As a leader, why is even decent customer service so difficult to implement?
How do leaders instill a sense of attention to the customer?
Customer service sounds so easy – treat people kindly, with respect, and be attentive to their needs, and yet is hard for many people to do.
How can leaders encourage their employees to deliver great customer service?
What can managers do to develop the mindset to take care of others?
Leaders can:
1. Be as gracious as they want their employees to be. Lead by example.
2. Display exceptional courtesy. Common courtesy is not as common as it should be. So provide exceptional service and attention that go beyond the basics of common courtesy.
3. Clearly communicate the need to take care of customers.
4. Train employees to think like the customers they serve. Give them scenarios where they are the customer. Show how to cherish customers.
5. Instill the sense that customers need and deserve to be valued.

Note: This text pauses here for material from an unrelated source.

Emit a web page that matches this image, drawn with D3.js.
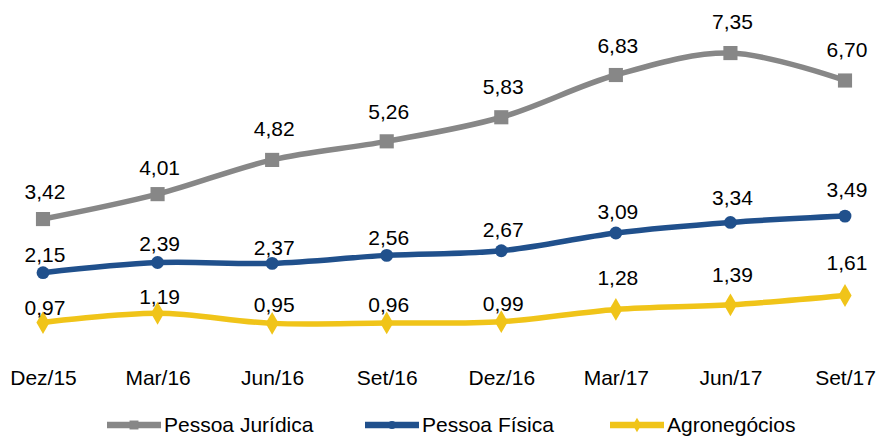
<!DOCTYPE html>
<html>
<head>
<meta charset="utf-8">
<script src="https://cdn.jsdelivr.net/npm/d3@7"></script>
<style>
  body { margin: 0; background: #fff; }
  text { font-family: "Liberation Sans", Arial, sans-serif; fill: #000; }
</style>
</head>
<body>
<script>
const categories = ['Dez/15', 'Mar/16', 'Jun/16', 'Set/16', 'Dez/16', 'Mar/17', 'Jun/17', 'Set/17'];
const pessoaJuridica = [3.42, 4.01, 4.82, 5.26, 5.83, 6.83, 7.35, 6.70];
const pessoaFisica = [2.15, 2.39, 2.37, 2.56, 2.67, 3.09, 3.34, 3.49];
const agronegocios = [0.97, 1.19, 0.95, 0.96, 0.99, 1.28, 1.39, 1.61];

// how far each value label sits above its point (px)
const liftPJ = [27, 26, 31, 29, 30, 29, 31, 31];
const liftPF = [18, 19, 15, 17, 21, 21, 24, 26];
const liftAg = [15, 16, 18, 18, 18, 31, 30, 32];

const width = 881, height = 436;

const series = [
  { name: 'Pessoa Jurídica', values: pessoaJuridica, lift: liftPJ, color: '#878787', symbol: d3.symbolSquare, size: 200 },
  { name: 'Pessoa Física', values: pessoaFisica, lift: liftPF, color: '#20508c', symbol: d3.symbolCircle, size: 130 },
  { name: 'Agronegócios', values: agronegocios, lift: liftAg, color: '#f0c419', symbol: d3.symbolDiamond, size: 150 }
];

const svg = d3.select(document.body).append('svg')
  .attr('width', width)
  .attr('height', height);

const x = d3.scalePoint()
  .domain(categories)
  .range([43, 845]);

const y = d3.scaleLinear()
  .domain([0, 8])
  .range([363.5, 25.6]);

const line = d3.line()
  .x((d, i) => x(categories[i]))
  .y(d => y(d))
  .curve(d3.curveCatmullRom.alpha(0.5));

// x axis labels only, no line or ticks
const xAxis = svg.append('g')
  .attr('transform', 'translate(0,370)')
  .call(d3.axisBottom(x).tickSize(0).tickPadding(0));
xAxis.select('.domain').remove();
xAxis.selectAll('text')
  .attr('dy', '0.71em')
  .style('font-size', '21px')
  .style('font-family', '"Liberation Sans", Arial, sans-serif')
  .attr('fill', '#000');

const groups = svg.selectAll('.series').data(series)
  .enter().append('g')
  .classed('series', true);

groups.append('path')
  .attr('d', d => line(d.values))
  .attr('fill', 'none')
  .attr('stroke', d => d.color)
  .attr('stroke-width', 5.5)
  .attr('stroke-linejoin', 'round');

groups.each(function(s) {
  const g = d3.select(this);
  g.selectAll('.marker').data(s.values)
    .enter().append('path')
    .classed('marker', true)
    .attr('transform', (d, i) => `translate(${x(categories[i])},${y(d)})`)
    .attr('d', d3.symbol().type(s.symbol).size(s.size))
    .attr('fill', s.color);

  g.selectAll('.label').data(s.values)
    .enter().append('text')
    .classed('label', true)
    .attr('x', (d, i) => x(categories[i]) + 2)
    .attr('y', (d, i) => y(d) - s.lift[i] + 7)
    .attr('text-anchor', 'middle')
    .style('font-size', '21px')
    .text(d => d3.format('.2f')(d).replace('.', ','));
});

// legend
const legendX = [107, 365, 610];
const legend = svg.selectAll('.legend').data(series)
  .enter().append('g')
  .classed('legend', true)
  .attr('transform', (d, i) => `translate(${legendX[i]},425)`);

legend.append('line')
  .attr('x1', 0).attr('x2', 54)
  .attr('stroke', d => d.color)
  .attr('stroke-width', 6.5);

legend.append('path')
  .attr('transform', 'translate(27,0)')
  .attr('d', d => d3.symbol().type(d.symbol).size(d.size * 0.4)())
  .attr('fill', d => d.color);

legend.append('text')
  .attr('x', 57)
  .attr('y', 7)
  .style('font-size', '21px')
  .text(d => d.name);
</script>
</body>
</html>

6. Know the processes that your customers go through to purchase your goods and services. Visit your own store to purchase items. Drive through your own drive-through. Make your own online purchases. Identify and eliminate obstacles and difficulties.
7. Put yourself in your customer’s shoes. Call your own customer service help line.
8. Under-promise and over-deliver. You know this one but it holds true. Try to do a little extra to make customers not just satisfied but delighted.
There is more competition than ever in the marketplace. Make sure that your teams are valuing your customers, or someone else’s teams will.